The request
Find each line holding "with" and copy it out.

Dataset extract
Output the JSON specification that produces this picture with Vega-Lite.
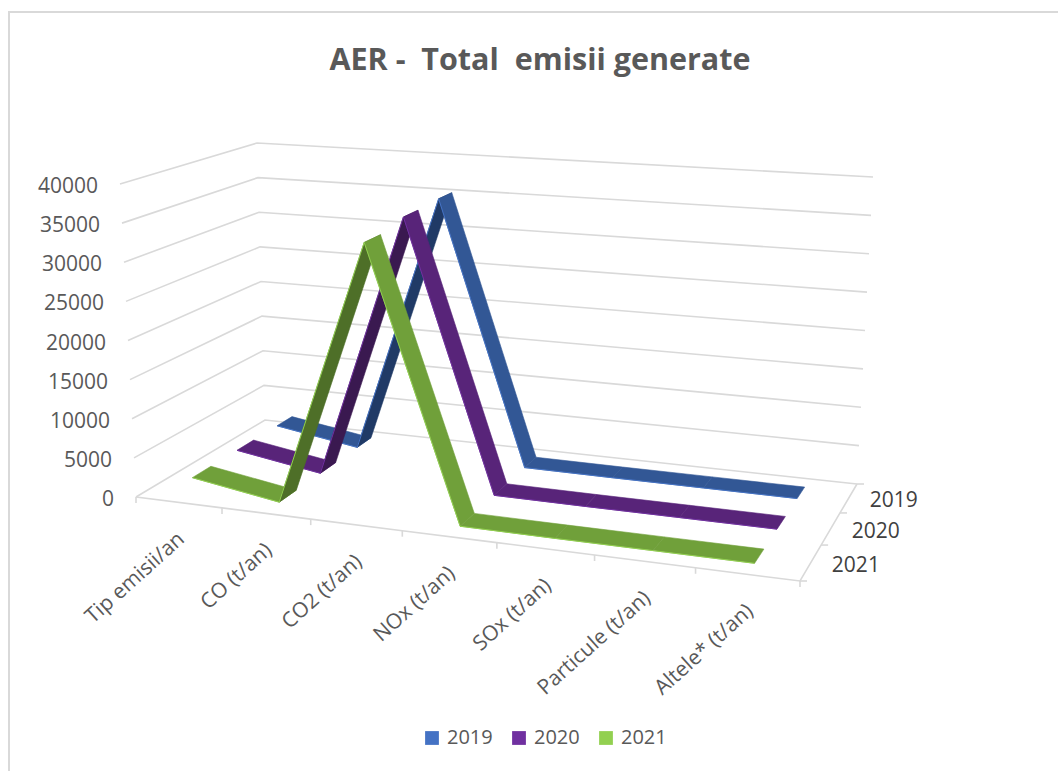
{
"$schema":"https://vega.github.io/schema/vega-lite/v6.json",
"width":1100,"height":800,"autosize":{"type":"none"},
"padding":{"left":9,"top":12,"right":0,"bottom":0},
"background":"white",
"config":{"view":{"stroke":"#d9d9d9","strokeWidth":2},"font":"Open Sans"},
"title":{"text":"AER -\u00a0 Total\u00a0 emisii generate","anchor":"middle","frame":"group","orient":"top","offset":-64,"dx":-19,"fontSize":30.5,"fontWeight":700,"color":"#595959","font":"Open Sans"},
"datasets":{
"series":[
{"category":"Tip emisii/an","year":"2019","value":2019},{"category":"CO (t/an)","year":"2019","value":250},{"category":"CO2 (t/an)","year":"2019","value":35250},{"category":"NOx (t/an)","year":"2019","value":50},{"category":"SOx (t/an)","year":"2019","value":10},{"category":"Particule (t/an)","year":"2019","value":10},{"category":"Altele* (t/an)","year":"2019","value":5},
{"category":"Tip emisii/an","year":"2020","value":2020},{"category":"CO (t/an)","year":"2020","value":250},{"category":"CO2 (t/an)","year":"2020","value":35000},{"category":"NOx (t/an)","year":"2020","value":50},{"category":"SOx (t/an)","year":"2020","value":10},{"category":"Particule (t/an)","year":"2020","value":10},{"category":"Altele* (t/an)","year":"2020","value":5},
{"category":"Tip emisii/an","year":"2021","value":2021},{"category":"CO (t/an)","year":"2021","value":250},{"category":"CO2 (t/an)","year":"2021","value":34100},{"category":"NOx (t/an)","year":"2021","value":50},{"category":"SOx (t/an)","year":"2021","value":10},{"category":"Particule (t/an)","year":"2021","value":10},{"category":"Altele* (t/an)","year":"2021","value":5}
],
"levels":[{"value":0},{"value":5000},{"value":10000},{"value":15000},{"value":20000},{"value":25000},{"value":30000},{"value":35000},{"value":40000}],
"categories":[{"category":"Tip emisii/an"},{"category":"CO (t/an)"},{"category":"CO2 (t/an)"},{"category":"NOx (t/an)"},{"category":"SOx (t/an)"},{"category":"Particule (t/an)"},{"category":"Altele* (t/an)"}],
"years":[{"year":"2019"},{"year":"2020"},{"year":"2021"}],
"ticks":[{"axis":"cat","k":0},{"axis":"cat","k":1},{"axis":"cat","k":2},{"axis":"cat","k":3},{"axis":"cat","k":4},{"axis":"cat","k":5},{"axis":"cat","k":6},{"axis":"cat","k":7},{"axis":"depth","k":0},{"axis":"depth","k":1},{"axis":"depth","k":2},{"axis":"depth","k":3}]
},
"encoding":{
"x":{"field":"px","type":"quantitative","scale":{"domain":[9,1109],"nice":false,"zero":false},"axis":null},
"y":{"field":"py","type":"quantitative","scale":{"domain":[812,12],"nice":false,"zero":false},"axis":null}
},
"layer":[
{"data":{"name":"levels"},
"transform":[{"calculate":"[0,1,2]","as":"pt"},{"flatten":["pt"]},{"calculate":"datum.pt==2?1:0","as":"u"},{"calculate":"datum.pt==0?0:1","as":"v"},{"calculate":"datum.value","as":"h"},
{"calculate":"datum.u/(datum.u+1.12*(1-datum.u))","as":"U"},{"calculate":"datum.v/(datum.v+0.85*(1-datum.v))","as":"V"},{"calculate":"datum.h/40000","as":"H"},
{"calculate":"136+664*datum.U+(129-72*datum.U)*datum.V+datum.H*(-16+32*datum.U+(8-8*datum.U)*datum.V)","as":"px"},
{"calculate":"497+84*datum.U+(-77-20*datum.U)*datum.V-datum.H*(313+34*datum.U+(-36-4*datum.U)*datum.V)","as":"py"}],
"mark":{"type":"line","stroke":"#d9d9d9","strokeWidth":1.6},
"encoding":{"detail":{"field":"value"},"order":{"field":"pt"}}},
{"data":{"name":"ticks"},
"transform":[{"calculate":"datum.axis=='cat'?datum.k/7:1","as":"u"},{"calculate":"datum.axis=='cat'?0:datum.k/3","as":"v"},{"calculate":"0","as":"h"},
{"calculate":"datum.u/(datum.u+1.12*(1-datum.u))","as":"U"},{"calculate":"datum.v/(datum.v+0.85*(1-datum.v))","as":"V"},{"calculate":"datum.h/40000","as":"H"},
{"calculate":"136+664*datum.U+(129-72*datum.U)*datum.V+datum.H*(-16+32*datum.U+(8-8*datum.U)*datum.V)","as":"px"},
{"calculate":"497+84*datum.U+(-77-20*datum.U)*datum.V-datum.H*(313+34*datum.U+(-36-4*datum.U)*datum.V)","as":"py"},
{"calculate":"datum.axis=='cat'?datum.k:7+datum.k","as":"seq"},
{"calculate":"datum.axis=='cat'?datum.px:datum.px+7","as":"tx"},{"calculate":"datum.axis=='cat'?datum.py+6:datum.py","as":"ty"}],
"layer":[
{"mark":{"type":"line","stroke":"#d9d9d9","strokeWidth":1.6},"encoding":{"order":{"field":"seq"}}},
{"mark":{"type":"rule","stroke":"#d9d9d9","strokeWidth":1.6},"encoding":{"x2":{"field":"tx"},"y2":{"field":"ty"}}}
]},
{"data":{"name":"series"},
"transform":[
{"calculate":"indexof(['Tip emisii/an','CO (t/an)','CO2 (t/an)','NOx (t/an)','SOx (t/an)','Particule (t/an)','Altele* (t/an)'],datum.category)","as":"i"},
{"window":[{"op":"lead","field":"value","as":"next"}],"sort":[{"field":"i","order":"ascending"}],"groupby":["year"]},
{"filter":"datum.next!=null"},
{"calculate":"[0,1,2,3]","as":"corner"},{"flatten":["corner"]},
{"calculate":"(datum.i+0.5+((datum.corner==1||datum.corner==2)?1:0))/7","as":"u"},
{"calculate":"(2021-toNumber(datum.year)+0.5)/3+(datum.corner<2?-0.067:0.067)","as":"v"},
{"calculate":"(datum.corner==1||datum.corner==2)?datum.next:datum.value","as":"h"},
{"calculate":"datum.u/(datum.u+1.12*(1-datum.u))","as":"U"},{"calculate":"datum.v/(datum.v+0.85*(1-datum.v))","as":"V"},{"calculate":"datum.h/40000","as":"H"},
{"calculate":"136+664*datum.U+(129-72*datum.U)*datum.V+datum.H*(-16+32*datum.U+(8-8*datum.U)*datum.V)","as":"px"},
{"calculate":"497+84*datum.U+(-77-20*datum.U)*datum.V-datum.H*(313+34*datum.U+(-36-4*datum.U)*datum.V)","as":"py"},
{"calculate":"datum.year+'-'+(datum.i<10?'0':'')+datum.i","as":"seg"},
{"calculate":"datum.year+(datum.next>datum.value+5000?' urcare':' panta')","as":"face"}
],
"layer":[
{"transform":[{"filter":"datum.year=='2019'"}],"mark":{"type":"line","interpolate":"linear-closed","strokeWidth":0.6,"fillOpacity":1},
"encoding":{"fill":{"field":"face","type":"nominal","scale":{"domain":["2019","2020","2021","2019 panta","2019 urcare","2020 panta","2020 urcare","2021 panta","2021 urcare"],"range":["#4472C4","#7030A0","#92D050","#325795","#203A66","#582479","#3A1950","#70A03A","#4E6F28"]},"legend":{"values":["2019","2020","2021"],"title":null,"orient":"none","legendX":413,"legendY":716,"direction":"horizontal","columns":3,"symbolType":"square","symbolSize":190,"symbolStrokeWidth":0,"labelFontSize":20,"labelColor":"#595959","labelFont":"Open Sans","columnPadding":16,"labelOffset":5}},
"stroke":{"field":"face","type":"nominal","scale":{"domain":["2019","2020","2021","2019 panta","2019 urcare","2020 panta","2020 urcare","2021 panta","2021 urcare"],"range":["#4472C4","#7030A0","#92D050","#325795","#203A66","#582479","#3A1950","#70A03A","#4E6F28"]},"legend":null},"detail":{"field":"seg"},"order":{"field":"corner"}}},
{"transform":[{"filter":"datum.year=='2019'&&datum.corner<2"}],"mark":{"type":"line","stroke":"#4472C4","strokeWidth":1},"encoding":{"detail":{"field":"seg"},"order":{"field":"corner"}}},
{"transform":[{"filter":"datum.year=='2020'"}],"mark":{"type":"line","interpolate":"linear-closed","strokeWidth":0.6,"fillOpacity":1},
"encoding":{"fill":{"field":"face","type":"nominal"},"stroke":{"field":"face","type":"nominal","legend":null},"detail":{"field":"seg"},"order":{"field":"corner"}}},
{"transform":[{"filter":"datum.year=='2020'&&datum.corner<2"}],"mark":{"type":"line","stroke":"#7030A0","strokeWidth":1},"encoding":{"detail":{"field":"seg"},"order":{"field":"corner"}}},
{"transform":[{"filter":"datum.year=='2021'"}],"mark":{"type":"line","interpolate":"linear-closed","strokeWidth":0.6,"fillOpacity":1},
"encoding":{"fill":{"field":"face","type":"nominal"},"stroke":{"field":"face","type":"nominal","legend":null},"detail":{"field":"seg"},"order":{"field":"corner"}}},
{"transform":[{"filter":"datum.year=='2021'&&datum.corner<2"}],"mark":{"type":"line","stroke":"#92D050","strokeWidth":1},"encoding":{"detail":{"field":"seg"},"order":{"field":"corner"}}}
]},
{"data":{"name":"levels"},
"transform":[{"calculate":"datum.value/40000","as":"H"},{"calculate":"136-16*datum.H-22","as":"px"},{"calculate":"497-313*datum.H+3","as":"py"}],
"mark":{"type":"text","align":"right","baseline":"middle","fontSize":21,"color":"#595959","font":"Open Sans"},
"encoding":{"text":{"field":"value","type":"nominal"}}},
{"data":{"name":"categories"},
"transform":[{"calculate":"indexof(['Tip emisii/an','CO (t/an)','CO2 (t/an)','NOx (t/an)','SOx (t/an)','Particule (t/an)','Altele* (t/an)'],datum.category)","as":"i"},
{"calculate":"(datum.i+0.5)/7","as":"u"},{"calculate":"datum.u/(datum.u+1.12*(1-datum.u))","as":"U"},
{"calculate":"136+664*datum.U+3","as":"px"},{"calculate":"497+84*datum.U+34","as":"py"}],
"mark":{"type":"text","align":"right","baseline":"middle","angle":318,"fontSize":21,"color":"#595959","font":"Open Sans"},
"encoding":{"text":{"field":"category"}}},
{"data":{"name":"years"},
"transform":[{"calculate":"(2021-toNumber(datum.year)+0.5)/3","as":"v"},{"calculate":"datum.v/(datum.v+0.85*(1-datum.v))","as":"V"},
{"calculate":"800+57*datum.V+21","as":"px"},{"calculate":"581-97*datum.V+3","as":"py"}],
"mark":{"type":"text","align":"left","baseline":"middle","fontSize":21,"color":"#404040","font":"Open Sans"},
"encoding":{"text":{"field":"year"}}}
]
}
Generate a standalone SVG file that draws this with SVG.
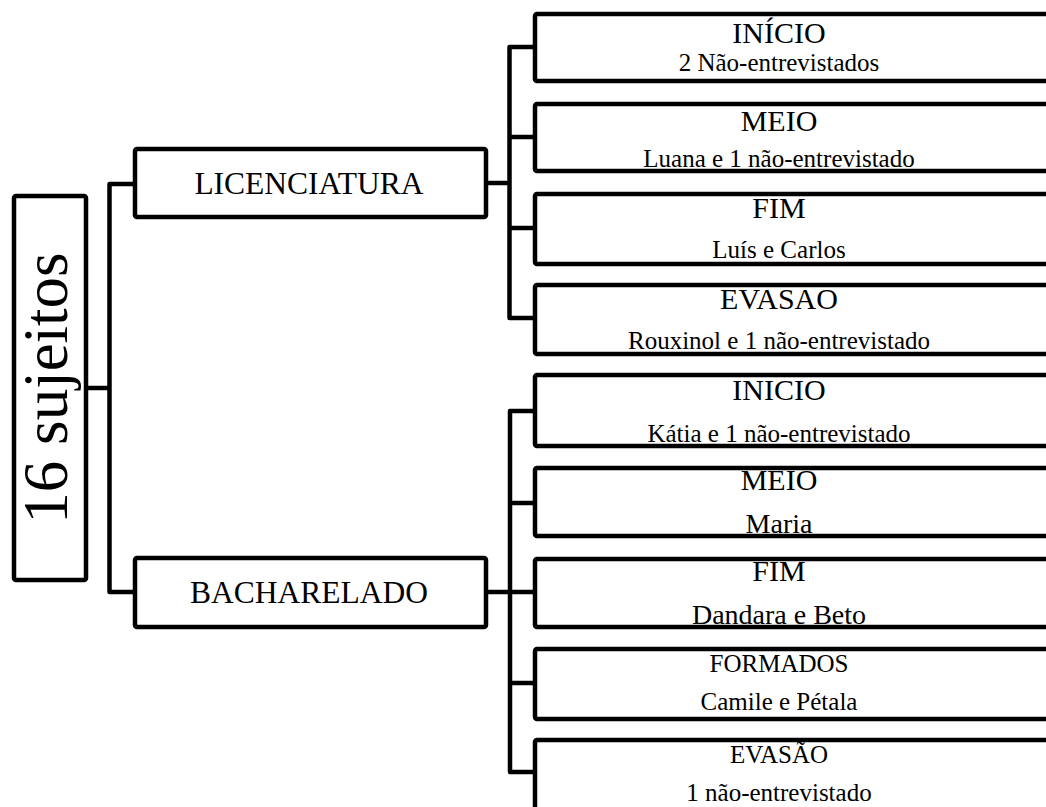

Result
Output the JSON specification that produces this picture with Vega-Lite.
Generate a standalone SVG file that draws this with SVG.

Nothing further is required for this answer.